=== Given records ===

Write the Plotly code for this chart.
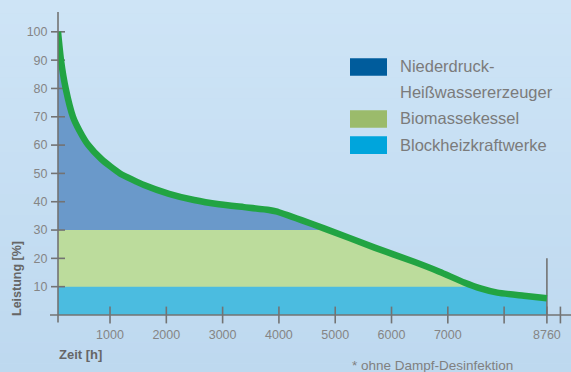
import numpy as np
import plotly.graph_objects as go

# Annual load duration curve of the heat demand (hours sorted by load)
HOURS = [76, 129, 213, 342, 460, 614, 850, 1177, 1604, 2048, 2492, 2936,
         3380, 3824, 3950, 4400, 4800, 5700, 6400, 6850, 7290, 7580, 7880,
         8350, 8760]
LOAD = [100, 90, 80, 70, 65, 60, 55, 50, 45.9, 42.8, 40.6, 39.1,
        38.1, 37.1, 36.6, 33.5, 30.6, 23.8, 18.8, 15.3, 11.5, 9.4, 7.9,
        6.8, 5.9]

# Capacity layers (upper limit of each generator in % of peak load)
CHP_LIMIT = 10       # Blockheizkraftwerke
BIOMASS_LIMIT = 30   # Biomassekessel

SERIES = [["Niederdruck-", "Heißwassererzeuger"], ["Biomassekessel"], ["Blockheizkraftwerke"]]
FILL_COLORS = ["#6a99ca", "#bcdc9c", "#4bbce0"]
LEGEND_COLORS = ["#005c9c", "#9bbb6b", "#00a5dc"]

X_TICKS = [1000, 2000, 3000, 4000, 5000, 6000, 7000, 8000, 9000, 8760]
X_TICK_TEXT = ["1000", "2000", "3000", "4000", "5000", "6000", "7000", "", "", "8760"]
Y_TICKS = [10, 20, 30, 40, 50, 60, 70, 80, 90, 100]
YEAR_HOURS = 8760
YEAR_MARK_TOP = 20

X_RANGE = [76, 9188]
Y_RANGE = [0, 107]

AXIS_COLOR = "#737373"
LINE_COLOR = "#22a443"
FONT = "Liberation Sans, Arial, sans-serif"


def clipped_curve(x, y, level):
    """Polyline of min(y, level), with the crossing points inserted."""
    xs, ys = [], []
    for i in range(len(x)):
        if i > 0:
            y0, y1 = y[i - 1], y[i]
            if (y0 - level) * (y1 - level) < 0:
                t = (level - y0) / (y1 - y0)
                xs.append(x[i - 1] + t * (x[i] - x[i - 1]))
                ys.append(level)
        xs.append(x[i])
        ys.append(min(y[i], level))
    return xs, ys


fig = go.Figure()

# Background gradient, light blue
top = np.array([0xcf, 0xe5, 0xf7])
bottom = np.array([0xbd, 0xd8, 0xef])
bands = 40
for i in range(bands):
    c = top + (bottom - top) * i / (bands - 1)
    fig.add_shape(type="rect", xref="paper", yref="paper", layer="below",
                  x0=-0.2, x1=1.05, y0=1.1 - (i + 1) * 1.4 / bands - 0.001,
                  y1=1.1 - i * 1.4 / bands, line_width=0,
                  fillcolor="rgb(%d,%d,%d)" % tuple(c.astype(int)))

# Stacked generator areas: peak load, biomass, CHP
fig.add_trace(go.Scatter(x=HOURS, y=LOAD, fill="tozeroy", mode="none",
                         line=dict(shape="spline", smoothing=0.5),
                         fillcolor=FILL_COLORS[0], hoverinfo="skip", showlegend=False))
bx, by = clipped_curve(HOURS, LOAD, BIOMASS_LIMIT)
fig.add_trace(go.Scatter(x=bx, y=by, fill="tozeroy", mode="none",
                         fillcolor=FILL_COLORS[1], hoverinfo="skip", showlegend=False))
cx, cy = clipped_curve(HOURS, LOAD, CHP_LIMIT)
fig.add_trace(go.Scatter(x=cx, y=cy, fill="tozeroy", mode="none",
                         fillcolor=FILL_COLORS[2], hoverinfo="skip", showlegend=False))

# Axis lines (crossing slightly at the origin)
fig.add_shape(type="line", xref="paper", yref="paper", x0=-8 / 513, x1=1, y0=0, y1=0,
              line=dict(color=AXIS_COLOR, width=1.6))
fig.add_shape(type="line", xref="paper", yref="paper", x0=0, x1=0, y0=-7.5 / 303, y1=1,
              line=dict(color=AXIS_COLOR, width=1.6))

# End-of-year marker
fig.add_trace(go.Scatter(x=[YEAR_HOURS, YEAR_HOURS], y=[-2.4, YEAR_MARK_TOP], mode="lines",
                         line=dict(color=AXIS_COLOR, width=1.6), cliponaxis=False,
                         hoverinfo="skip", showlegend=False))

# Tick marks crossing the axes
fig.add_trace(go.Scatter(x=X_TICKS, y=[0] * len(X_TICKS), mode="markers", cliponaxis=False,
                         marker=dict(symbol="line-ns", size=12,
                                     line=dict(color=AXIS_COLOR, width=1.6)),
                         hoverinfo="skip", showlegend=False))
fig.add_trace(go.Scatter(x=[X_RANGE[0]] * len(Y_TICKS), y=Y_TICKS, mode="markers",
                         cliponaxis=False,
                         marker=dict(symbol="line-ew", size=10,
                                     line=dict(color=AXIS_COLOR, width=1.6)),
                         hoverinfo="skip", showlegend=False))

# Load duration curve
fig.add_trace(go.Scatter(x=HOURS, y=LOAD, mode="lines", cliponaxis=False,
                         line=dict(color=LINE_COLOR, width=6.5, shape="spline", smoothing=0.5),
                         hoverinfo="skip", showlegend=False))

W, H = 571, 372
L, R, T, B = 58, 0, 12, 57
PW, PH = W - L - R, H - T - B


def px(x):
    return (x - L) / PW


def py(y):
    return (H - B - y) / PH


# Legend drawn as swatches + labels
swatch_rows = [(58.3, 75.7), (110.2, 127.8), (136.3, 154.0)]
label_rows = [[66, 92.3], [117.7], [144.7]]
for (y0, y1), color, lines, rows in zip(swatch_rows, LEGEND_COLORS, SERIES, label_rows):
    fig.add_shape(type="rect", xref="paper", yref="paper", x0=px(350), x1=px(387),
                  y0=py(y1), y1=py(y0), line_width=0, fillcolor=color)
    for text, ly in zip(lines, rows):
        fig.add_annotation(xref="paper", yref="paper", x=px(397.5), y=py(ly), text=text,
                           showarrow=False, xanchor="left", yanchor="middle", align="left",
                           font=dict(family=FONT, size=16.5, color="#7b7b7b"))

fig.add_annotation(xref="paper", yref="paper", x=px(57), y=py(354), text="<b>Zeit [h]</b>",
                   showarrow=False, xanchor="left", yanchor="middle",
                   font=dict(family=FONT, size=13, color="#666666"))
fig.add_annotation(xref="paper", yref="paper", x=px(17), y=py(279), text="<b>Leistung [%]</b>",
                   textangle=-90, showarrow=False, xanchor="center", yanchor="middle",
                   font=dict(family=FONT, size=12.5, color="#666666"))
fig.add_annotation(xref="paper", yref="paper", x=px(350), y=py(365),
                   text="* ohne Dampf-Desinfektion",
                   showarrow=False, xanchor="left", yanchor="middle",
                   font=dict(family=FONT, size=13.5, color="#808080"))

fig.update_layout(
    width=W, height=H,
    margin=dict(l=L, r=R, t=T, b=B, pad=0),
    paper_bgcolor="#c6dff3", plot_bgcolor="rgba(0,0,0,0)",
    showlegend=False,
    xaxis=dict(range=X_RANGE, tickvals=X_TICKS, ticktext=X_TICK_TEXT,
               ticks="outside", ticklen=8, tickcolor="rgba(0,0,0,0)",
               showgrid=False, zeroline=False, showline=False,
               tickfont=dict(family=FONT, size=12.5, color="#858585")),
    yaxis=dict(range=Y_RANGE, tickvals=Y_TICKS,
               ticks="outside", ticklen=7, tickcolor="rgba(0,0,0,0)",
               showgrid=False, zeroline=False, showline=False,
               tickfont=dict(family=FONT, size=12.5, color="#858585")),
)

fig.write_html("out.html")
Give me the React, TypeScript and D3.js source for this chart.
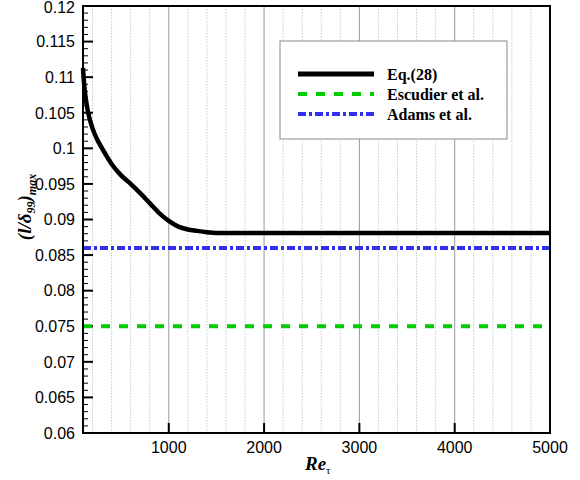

===

Copy each line that holds the word "this".

Response to the task
Write the Plotly code for this chart.
Give me the React, TypeScript and D3.js source for this chart.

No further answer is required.